Salif Keita, the musical wonder from Mali, is no stranger to cross-cultural ventures, and has often gotten away with it, musical wits intact. On his new one, Papa (Metro Blue 99090; 51:24), New Yorkers get in on the act, and it’s mostly a successful marriage, or at least an interesting variation on the theme of Keita’s discography.
Of course, the center holds because of the name on the marquee: Keita’s clarion call voice, a commanding and nuanced sound unique in the world of music, grabs your ear from the first track, “Bolon.” The American musician list includes guitarist Vernon Reid, also a co-producer alongside Keita, who plays chattering linear parts as well as bits of crunchy-toned riffing. And wait, isn’t that Grace Jones in the crannies, sprinkling coloristic soul howls behind the leader?
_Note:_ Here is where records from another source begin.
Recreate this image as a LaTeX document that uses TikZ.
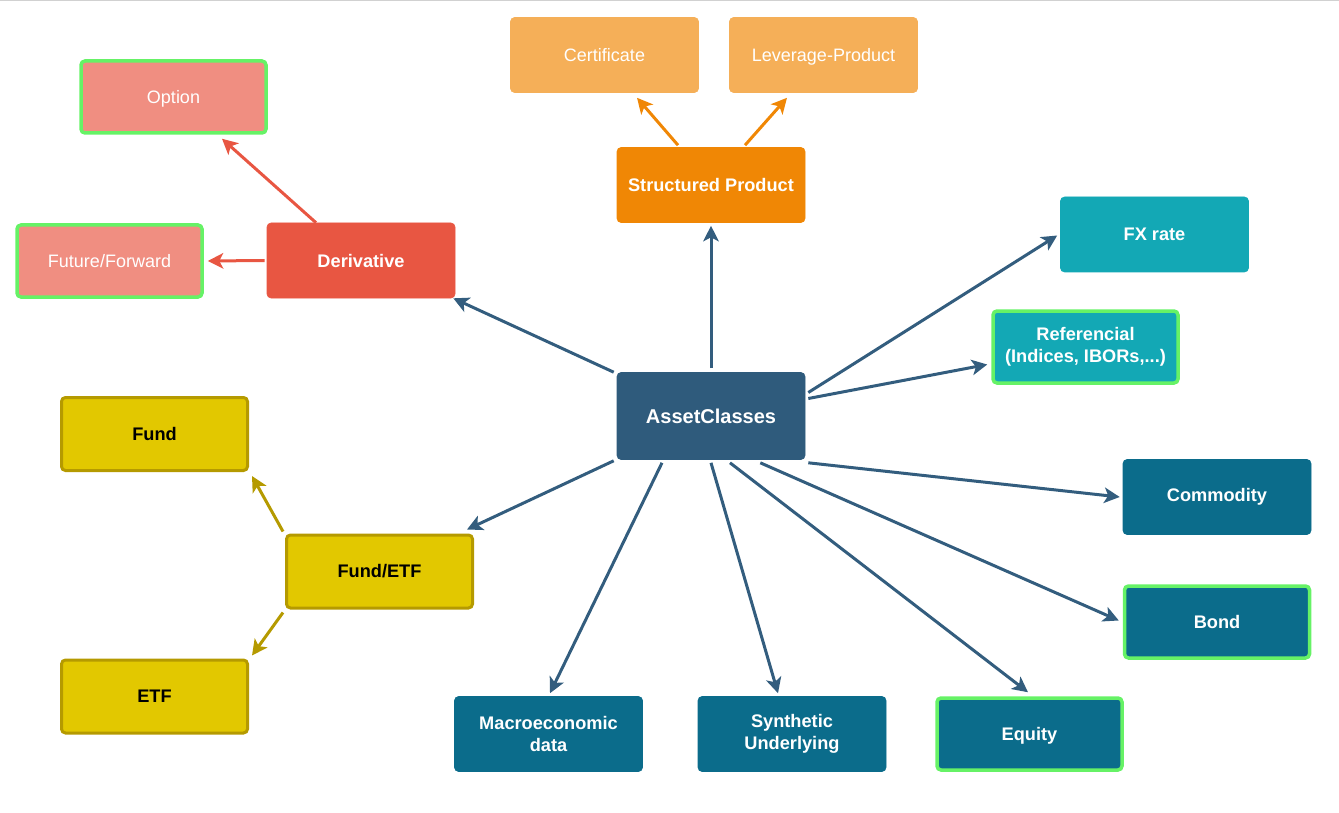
\documentclass[tikz,border=0pt]{standalone}
\usepackage{fontspec}
\setmainfont{Liberation Sans}
\usetikzlibrary{calc,arrows.meta}
\definecolor{derC}{HTML}{E85642}
\definecolor{optC}{HTML}{F08E81}
\definecolor{grnB}{HTML}{66F266}
\definecolor{spC}{HTML}{F08705}
\definecolor{certC}{HTML}{F5AF58}
\definecolor{fxC}{HTML}{13A8B5}
\definecolor{acC}{HTML}{2F5B7C}
\definecolor{arC}{HTML}{335D7E}
\definecolor{tealC}{HTML}{0B6C8B}
\definecolor{yelC}{HTML}{E2C800}
\definecolor{yelB}{HTML}{B59A00}
\tikzset{
  x=1pt, y=-1pt,
  box/.style={rounded corners=4pt, minimum width=188pt, minimum height=75pt, inner sep=0pt, align=center, text=white, font=\fontsize{18.2}{21.5}\selectfont\bfseries},
  plainbox/.style={box, fill=#1, draw=#1, line width=0.6pt},
  greenbox/.style={box, fill=#1, draw=grnB, line width=3.5pt, minimum width=185pt, minimum height=72pt},
  yelbox/.style={box, fill=yelC, draw=yelB, line width=3pt, minimum width=186pt, minimum height=73pt, text=black},
  light/.style={font=\fontsize{18}{21.5}\selectfont},
  conn/.style={line width=3pt, draw=#1, -{Stealth[length=15.5pt,width=15.5pt,inset=4pt]}},
}
\begin{document}
\begin{tikzpicture}
\useasboundingbox (0,0) rectangle (1339,813);
\draw[line width=2pt, draw=black!18] (0,0.5) -- (1339,0.5);
% nodes
\node[greenbox=optC, light, text depth=0pt] (opt) at (173.5,97) {Option};
\node[greenbox=optC, light] (fut) at (109.5,261) {Future/Forward};
\node[plainbox=derC] (der) at (361,260.5) {Derivative};
\node[plainbox=certC, light] (cert) at (604.5,55) {Certificate};
\node[plainbox=certC, light, text depth=0pt] (lev) at (823.5,55) {Leverage-Product};
\node[plainbox=spC] (sp) at (711,185) {Structured Product};
\node[plainbox=fxC] (fx) at (1154.5,234.5) {FX rate};
\node[greenbox=fxC] (ref) at (1085.5,347) {Referencial\\(Indices, IBORs,...)};
\node[plainbox=acC, minimum height=87pt, font=\fontsize{20}{24}\selectfont\bfseries] (ac) at (711,416) {AssetClasses};
\node[yelbox] (fund) at (154.5,434) {Fund};
\node[yelbox] (fe) at (379.5,571.5) {Fund/ETF};
\node[yelbox] (etf) at (154.5,696.5) {ETF};
\node[plainbox=tealC] (com) at (1217,497) {Commodity};
\node[greenbox=tealC, text depth=0pt] (bond) at (1217,622) {Bond};
\node[plainbox=tealC] (mac) at (548.5,734) {Macroeconomic\\data};
\node[plainbox=tealC] (syn) at (792,734) {Synthetic\\Underlying};
\node[greenbox=tealC, text depth=0pt] (eq) at (1029.5,734) {Equity};
% connectors
\draw[conn=arC] ($(ac.north west)+(-3,0)$) -- ($(der.south east)+(-2,0)$);
\draw[conn=arC] ($(ac.north)+(0,-4)$) -- ($(sp.south)+(0,3)$);
\draw[conn=arC] ($(ac.east)+(3,-23.5)$) -- ($(fx.west)+(-3,1)$);
\draw[conn=arC] ($(ac.east)+(3,-17.5)$) -- ($(ref.west)+(-4,17.5)$);
\draw[conn=arC] ($(ac.south east)+(3,3)$) -- ($(com.west)+(-3,0)$);
\draw[conn=arC] ($(ac.south east)+(-45,3)$) -- ($(bond.west)+(-4,-1.5)$);
\draw[conn=arC] ($(ac.south)+(19,3)$) -- ($(eq.north)+(-1.5,-4)$);
\draw[conn=arC] ($(ac.south)+(0,3)$) -- ($(syn.north)+(-14,-3)$);
\draw[conn=arC] ($(ac.south)+(-49,3)$) -- ($(mac.north)+(1.5,-3)$);
\draw[conn=arC] ($(ac.south west)+(-3,1)$) -- ($(fe.north east)+(-7,-4)$);
\draw[conn=derC] ($(der.north)+(-45,0)$) -- ($(opt.south)+(48.5,4)$);
\draw[conn=derC] ($(der.west)+(-2,0)$) -- ($(fut.east)+(4,0)$);
\draw[conn=spC] ($(sp.north)+(-33,-2)$) -- ($(cert.south)+(32.5,5)$);
\draw[conn=spC] ($(sp.north)+(34,-2)$) -- ($(lev.south)+(-36.5,5)$);
\draw[conn=yelB] ($(fe.north west)+(-2,-2)$) -- ($(fund.south east)+(3,4)$);
\draw[conn=yelB] ($(fe.south west)+(-2,3)$) -- ($(etf.north east)+(3,-3)$);
\end{tikzpicture}
\end{document}
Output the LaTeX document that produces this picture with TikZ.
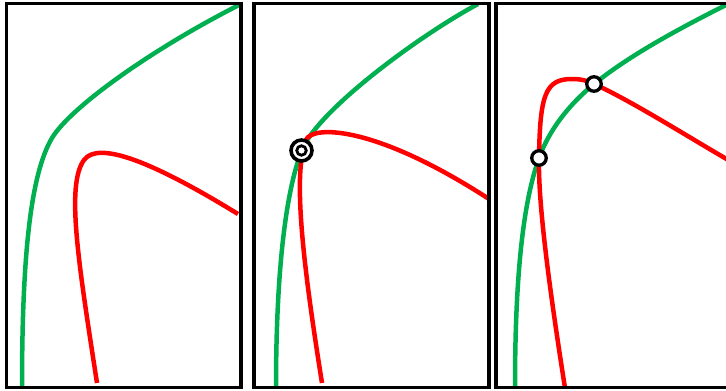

We also hear keyboardist John Medeski, and kit drummers Ben Perowski and Curtis Watts, who lay down back-beaten grooves closer in nature to post-R&B than Afro-pop.
The interest and cultural synthesis levels waver throughout the album, and at times, you want to write it off as an experiment that didn’t quite work, but it all seems to finally come together on “Together” (pardon pun), the closing tune. Here, a strangely permutated drum groove, a dreamy texture of looping guitar parts and feverish wash of vocal parts suggest a magical new musical dimension, out of Africa but manifested in the universe.
The album doesn’t have the cogent artistic thread or the one-two punch of Amen, his auspicious rendezvous with producer-guest player Joe Zawinul, but Papa contains enough intrigue to warrant attention. And, as the saying goes, Keita is one of those rare vocalists in the world-at-large who could inspire tears from singing out of the phone book.